Shekhar was a Class II student at Modern School, Barakhamba Road, New Delhi, when one of a group of photographers assigned by the Indian Post and Telegraph Department to capture young faces to feature on Children's Day stamps thought he had the perfect picture.

Now 58, Shekhar recalls: "During our lunch break I happened to be eating a banana. And without my knowledge, a photographer took the shot. Mine was one of the 10,000 photographs that were shot from all over India."

His picture made it to the final shortlist of five photographs that highlighted at least one of the three aspects of child development - education, nutrition and recreation - that the shutterbugs had been briefed to keep in mind.

Breaking the news

It was only when the school principal, M.N. Kapoor one day called up the young boy's father, D.S. Borker, to seek his consent for his son's photograph to be published that the family knew. For one-and-a-half months after that there was no news. And then suddenly, one day the family was invited for this big event on November 14 when the stamp bearing Shekhar's photo was released by then prime minister (Pandit) Jawaharlal Nehru.

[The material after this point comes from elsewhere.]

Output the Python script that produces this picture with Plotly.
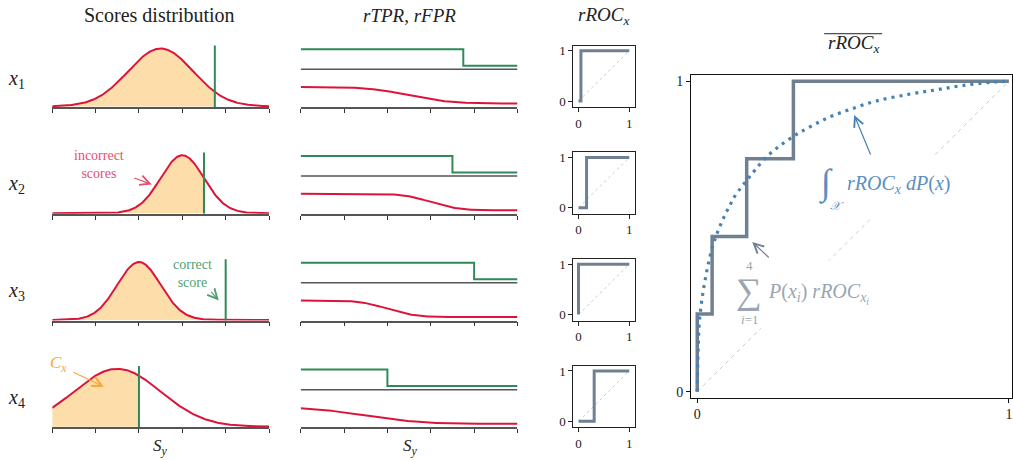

At the venue, he was asked to enact his picture on the stamp. "I was made to sit on a chair and given a banana. As I tucked into the fruit, (Pandit) Nehru came in. He tugged my nose saying 'Go on eating bananas'," he reminiscences.

Indira Gandhi, who was then the vice-chairperson of the Indian Council of Child Welfare, told Shekhar's mother, Mohini, that the committee members had observed her son for over a month to see whether he deserved the honour - and concluded that he was indeed a very well-behaved boy. "I still remember, she gave me a kiss on my cheek and the minister of communications, Lal Bahadur Shastri, presented me the commemorative volume."

Having featured on the first Children's Day stamps, the Borkers were soon deluged by people seeking the young boy's autograph. The young boy would happily spend hours obliging his admirers until his mother one day put her foot down.

"While signing, I used to write my name in full, a practice that I continue even today," he says.

Every year, the postal department releases new stamps on November 14. Incidentally, fifty years later, in 2007, an official from the postal department located him at a get-together and the department got into action. As part of its Children's Day commemoration, the department released two new stamps which were presented to Shekhar by the Minister of State for Communications, Shakeel Ahmad.

"It was a very poignant moment for me. I used to be known as the 'stamp boy' then and, being referred to by the same name brought back umpteen childhood memories."